_Directions for this task_
Write out the entire listing below exactly as it appears, minus any pictures.

#### Information supplied ####

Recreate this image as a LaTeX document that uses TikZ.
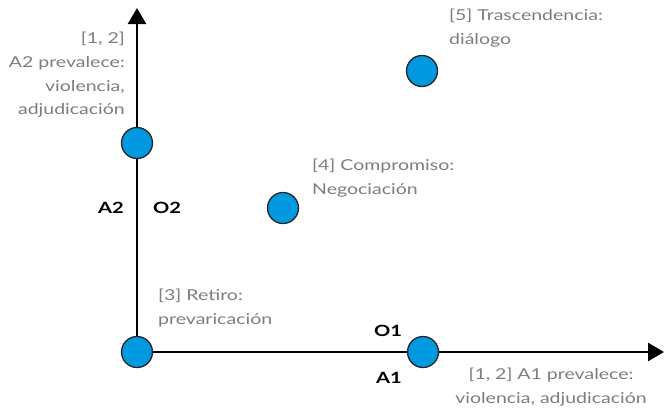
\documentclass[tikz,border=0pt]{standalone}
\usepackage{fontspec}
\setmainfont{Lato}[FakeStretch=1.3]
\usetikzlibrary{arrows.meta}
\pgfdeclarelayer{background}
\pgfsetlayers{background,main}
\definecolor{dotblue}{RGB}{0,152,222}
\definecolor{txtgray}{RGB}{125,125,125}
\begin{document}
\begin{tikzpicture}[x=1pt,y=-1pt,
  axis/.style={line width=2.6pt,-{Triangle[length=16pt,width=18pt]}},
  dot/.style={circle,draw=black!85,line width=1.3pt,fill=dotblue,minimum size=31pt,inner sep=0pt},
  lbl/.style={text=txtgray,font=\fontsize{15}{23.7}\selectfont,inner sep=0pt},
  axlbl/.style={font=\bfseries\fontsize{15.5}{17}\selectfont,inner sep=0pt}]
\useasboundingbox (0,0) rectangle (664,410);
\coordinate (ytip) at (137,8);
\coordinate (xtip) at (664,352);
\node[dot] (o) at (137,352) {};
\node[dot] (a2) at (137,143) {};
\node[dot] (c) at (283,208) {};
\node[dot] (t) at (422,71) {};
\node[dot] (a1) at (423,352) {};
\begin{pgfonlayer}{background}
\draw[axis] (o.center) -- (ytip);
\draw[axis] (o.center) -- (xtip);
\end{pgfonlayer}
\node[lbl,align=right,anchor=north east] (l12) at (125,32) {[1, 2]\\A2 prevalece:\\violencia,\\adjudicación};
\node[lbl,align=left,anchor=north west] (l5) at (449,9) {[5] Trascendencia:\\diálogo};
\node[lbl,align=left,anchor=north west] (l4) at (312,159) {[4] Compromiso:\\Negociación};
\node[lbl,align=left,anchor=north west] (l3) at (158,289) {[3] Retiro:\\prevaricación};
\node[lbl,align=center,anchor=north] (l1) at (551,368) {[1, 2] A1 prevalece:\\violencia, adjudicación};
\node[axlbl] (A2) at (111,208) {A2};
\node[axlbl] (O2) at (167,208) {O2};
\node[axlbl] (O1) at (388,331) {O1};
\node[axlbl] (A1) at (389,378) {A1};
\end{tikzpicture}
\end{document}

####

_Result of the exercise_
Recreate this image as a LaTeX document that uses TikZ.
\documentclass[tikz,border=0pt]{standalone}
\usepackage{fontspec}
\setmainfont{Lato}[FakeStretch=1.3]
\usetikzlibrary{arrows.meta}
\pgfdeclarelayer{background}
\pgfsetlayers{background,main}
\definecolor{dotblue}{RGB}{0,152,222}
\definecolor{txtgray}{RGB}{125,125,125}
\begin{document}
\begin{tikzpicture}[x=1pt,y=-1pt,
  axis/.style={line width=2.6pt,-{Triangle[length=16pt,width=18pt]}},
  dot/.style={circle,draw=black!85,line width=1.3pt,fill=dotblue,minimum size=31pt,inner sep=0pt},
  lbl/.style={text=txtgray,font=\fontsize{15}{23.7}\selectfont,inner sep=0pt},
  axlbl/.style={font=\bfseries\fontsize{15.5}{17}\selectfont,inner sep=0pt}]
\useasboundingbox (0,0) rectangle (664,410);
\coordinate (ytip) at (137,8);
\coordinate (xtip) at (664,352);
\node[dot] (o) at (137,352) {};
\node[dot] (a2) at (137,143) {};
\node[dot] (c) at (283,208) {};
\node[dot] (t) at (422,71) {};
\node[dot] (a1) at (423,352) {};
\begin{pgfonlayer}{background}
\draw[axis] (o.center) -- (ytip);
\draw[axis] (o.center) -- (xtip);
\end{pgfonlayer}
\node[lbl,align=right,anchor=north east] (l12) at (125,32) {[1, 2]\\A2 prevalece:\\violencia,\\adjudicación};
\node[lbl,align=left,anchor=north west] (l5) at (449,9) {[5] Trascendencia:\\diálogo};
\node[lbl,align=left,anchor=north west] (l4) at (312,159) {[4] Compromiso:\\Negociación};
\node[lbl,align=left,anchor=north west] (l3) at (158,289) {[3] Retiro:\\prevaricación};
\node[lbl,align=center,anchor=north] (l1) at (551,368) {[1, 2] A1 prevalece:\\violencia, adjudicación};
\node[axlbl] (A2) at (111,208) {A2};
\node[axlbl] (O2) at (167,208) {O2};
\node[axlbl] (O1) at (388,331) {O1};
\node[axlbl] (A1) at (389,378) {A1};
\end{tikzpicture}
\end{document}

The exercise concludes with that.